People are born almost equally mobile. Their natural ability speaks for the personal liberty of each one to go wherever he or she wants to go. Citizens of a society founded on the notion of equity will demand the protection of this right against any abridgment. It should be irrelevant to them by what means the exercise of personal mobility is denied, whether by imprisonment, bondage to an estate, revocation of a passport, or enclosure within an environment that encroaches on a person's native ability to move in order to make him a consumer of transport. This inalienable right of free movement does not lapse just because most of our contemporaries have strapped themselves into ideological seat belts. Man's natural capacity for transit emerges as the only yardstick by which to measure the contribution transport can make to traffic: there is only so much transport that traffic can bear. It remains to be outlined how we can distinguish those forms of transport that cripple the power to move from those that enhance it.
Transportation can abridge traffic in three ways: by breaking its flow, by creating isolated sets of destinations, and by increasing the loss of time due to traffic. I have already argued that the key to the relation between transport and traffic is the speed of vehicles. I have described how, past a certain threshold of speed, transport has gone on to obstruct traffic in these three ways. It blocks mobility by cluttering up the environment with vehicles and roads. It transforms geography into a pyramid of circuits sealed off from one another according to levels of acceleration. It expropriates life-time at the behest of speed.

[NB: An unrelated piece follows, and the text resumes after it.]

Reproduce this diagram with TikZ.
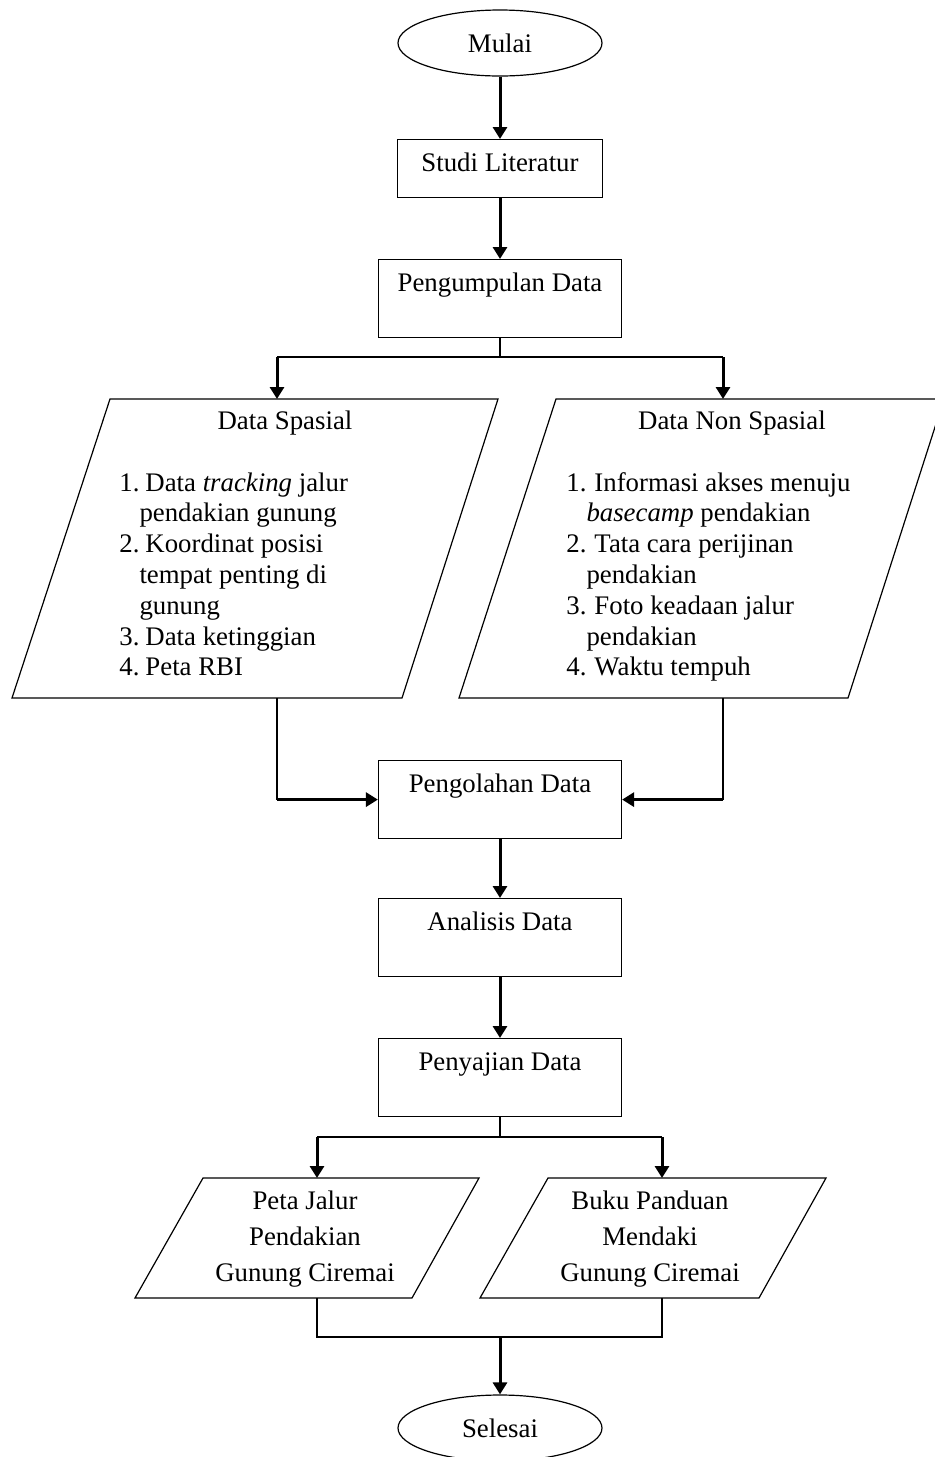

If beyond a certain threshold transport obstructs traffic, the inverse is also true: below some level of speed, motorized vehicles can complement or improve traffic by permitting people to do things they could not do on foot or on bicycle. A well-developed transportation system running at top speeds of 25 mph would have allowed Fix to chase Phileas Fogg around the world in less than half of eighty days. Motors can be used to transport the sick, the lame, the old, and the just plain lazy. Motor pulleys can lift people over hills, but they can do so peacefully only if they do not push the climber off the path. Trains can extend the range of travel, but can do so with justice only if people have not only equal transportation but equal free time to come closer to each other. The time engaged in travel must be, as much as possible, the traveler's own: only insofar as motorized transport remains limited to speeds which leave it subsidiary to autonomous transit can a traffic-optimal transportation system be developed.
A limit on the power and therefore on the speed of motors does not by itself insure those who are weaker against exploitation by the rich and powerful, who can still devise means to live and work at better located addresses, travel with retinue in plush carriages, and reserve a special lane for doctors and members of the central committee. But at a sufficiently limited maximum speed, this is an unfairness which can be reduced or even corrected by political means: by grassroots control over taxes, routes, vehicles, and their schedules in the community. At unlimited top speed neither public ownership of the means of transportation nor technical improvements in their control can ever eliminate growing and unequal exploitation. A transportation industry is the key to optimal production of traffic, but only if it does not exercise its radical monopoly over that personal mobility which is intrinsically and primarily a value in use.